• TASK DESCRIPTION:
Reply with the count of lines holding "React", nothing more.

• EXERCISE INPUT:

○ ○ ○

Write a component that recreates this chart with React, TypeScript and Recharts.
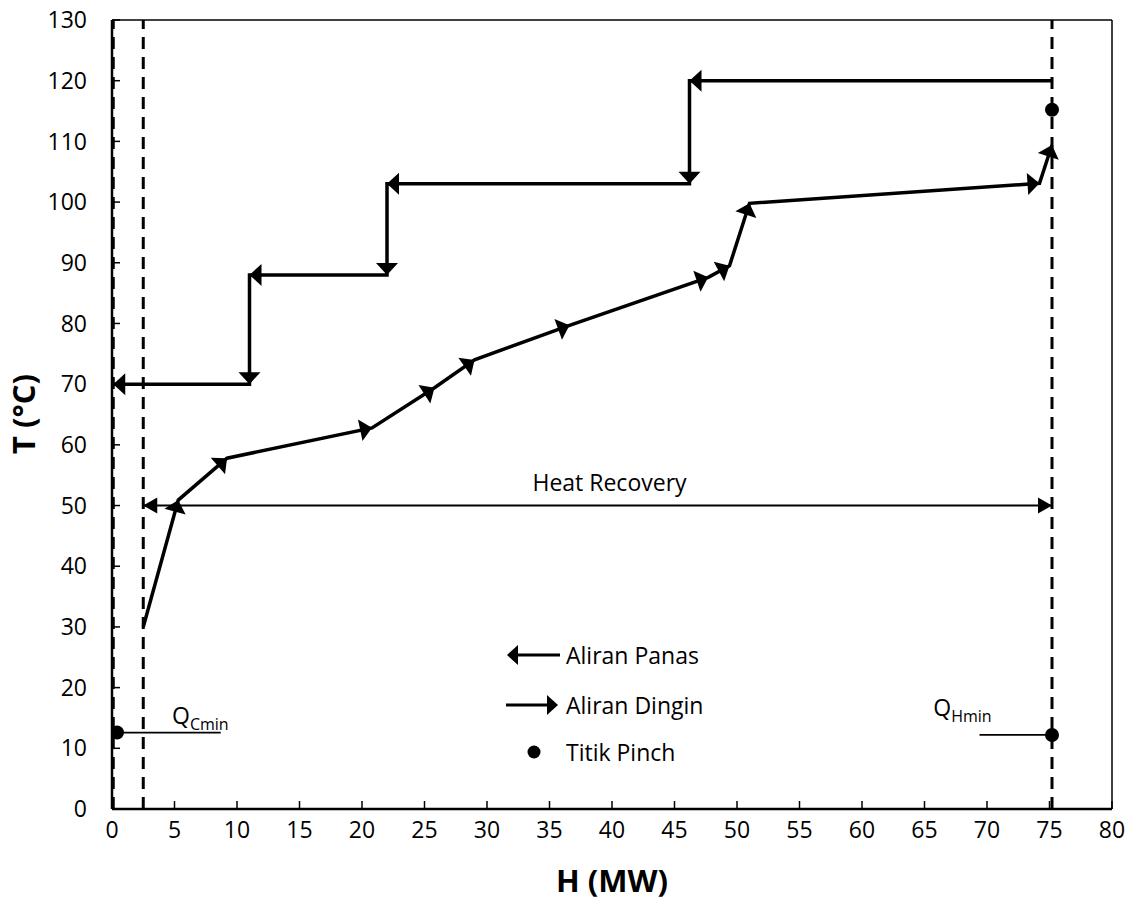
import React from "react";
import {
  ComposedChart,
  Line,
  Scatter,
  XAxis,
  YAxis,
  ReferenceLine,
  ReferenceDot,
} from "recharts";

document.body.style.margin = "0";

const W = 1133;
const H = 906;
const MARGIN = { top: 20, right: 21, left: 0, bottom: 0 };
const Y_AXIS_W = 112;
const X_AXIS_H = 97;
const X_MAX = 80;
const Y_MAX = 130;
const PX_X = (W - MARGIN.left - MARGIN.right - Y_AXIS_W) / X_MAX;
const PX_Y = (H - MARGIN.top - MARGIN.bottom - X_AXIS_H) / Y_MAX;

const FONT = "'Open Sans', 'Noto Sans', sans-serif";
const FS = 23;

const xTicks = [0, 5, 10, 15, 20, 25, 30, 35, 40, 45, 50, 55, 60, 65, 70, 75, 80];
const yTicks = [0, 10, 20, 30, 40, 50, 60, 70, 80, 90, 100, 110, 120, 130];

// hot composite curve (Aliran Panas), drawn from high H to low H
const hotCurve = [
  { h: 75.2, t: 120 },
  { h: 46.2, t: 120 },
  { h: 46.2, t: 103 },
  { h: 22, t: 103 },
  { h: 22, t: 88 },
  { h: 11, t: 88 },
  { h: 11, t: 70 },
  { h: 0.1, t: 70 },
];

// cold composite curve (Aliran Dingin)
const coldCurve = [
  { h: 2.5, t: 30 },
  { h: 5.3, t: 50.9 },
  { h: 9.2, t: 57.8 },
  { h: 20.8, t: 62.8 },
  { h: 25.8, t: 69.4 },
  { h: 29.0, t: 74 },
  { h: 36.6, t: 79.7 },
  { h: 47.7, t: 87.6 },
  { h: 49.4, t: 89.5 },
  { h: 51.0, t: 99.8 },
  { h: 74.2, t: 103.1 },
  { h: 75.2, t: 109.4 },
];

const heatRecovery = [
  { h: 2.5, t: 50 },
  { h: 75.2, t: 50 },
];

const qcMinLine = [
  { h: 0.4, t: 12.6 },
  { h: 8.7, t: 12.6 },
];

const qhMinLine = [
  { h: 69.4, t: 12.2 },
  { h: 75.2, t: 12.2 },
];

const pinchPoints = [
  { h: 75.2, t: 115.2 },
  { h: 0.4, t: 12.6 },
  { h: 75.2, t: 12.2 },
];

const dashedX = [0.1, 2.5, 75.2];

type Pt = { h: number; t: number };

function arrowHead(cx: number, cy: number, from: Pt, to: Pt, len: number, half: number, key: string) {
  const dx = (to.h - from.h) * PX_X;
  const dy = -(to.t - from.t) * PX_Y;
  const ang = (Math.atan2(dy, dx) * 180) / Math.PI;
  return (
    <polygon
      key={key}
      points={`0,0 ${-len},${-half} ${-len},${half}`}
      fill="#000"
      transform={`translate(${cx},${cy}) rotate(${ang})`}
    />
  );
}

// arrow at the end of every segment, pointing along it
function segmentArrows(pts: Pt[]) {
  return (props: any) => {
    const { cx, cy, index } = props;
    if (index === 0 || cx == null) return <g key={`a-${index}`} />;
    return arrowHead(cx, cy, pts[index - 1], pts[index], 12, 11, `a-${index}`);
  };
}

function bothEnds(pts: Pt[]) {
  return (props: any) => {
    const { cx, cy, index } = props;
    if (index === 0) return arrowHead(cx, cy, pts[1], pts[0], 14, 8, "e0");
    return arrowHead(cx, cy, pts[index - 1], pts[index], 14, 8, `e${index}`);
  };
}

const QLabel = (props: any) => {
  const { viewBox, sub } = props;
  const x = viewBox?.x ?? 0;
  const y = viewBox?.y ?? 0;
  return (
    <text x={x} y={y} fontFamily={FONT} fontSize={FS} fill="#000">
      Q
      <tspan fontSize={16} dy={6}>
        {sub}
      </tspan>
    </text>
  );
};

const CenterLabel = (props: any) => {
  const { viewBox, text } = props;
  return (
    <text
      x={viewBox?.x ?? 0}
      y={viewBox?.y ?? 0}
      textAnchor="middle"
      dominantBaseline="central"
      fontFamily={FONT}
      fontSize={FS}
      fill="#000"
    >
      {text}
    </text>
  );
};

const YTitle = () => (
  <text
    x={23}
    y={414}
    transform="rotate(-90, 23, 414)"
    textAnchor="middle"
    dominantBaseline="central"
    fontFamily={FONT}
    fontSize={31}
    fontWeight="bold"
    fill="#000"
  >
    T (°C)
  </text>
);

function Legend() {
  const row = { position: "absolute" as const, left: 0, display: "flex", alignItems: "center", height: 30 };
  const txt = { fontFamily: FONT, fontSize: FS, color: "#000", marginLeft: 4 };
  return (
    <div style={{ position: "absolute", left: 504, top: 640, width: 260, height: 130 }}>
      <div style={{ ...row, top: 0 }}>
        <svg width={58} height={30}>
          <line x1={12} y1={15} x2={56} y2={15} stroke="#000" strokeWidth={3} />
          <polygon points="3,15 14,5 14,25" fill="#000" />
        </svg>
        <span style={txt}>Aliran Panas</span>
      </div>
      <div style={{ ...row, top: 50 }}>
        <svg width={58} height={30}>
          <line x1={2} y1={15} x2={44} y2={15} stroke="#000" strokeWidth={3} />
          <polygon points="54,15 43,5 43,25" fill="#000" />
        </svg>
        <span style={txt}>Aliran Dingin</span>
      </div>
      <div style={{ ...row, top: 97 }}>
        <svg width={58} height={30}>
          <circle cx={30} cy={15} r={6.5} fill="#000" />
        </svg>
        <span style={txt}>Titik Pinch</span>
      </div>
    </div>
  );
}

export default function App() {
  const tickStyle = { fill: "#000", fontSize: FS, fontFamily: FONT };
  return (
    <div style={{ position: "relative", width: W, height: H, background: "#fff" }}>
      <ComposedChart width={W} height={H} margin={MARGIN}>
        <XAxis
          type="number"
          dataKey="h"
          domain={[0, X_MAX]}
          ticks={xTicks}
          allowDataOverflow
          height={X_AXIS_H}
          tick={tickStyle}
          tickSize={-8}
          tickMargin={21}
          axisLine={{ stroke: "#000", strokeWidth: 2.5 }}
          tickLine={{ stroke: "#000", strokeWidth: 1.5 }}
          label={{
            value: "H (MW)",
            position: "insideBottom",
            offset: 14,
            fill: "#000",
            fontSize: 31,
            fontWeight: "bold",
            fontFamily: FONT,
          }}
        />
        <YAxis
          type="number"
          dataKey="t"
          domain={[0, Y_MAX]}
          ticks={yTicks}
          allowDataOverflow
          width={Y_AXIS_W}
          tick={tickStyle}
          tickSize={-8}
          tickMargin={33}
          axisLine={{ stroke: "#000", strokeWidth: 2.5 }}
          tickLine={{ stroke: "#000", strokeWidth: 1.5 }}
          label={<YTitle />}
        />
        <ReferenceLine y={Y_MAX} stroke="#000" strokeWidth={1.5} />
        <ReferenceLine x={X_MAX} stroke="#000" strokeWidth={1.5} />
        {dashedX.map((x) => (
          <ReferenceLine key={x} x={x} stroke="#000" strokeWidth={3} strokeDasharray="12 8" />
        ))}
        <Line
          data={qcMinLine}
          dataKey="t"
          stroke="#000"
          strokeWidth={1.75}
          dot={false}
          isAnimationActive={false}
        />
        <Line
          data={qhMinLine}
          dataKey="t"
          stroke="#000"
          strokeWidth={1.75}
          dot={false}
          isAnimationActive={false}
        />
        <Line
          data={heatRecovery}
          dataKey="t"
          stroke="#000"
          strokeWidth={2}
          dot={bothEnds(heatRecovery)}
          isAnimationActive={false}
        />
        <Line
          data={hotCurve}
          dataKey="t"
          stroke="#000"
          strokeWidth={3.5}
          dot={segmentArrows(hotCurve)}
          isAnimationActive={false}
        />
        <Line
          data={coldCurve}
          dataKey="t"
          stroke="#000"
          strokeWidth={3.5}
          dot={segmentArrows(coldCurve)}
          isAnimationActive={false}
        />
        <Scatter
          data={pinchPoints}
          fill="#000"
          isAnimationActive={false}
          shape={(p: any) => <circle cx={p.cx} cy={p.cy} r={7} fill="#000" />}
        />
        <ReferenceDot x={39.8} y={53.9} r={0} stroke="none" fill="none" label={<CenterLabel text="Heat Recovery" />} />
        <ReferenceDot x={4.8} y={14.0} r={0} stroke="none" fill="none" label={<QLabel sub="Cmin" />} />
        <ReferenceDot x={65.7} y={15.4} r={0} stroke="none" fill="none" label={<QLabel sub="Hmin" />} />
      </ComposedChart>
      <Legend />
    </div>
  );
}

○ ○ ○

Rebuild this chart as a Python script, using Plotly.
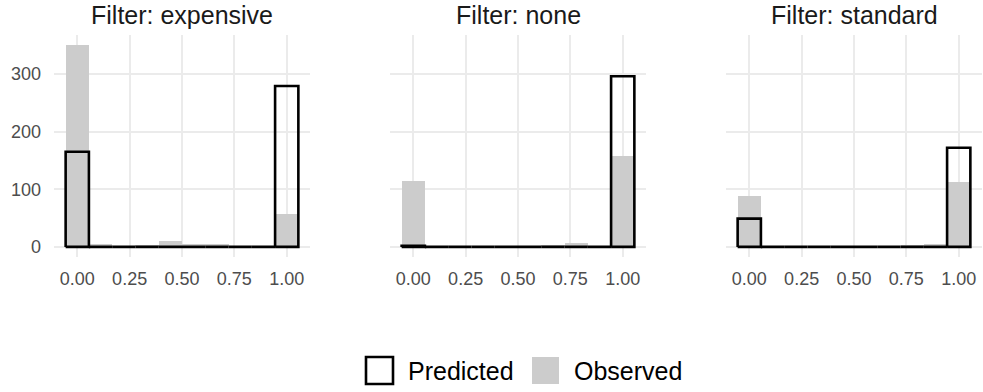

○ ○ ○

• CORRECT OUTPUT:
2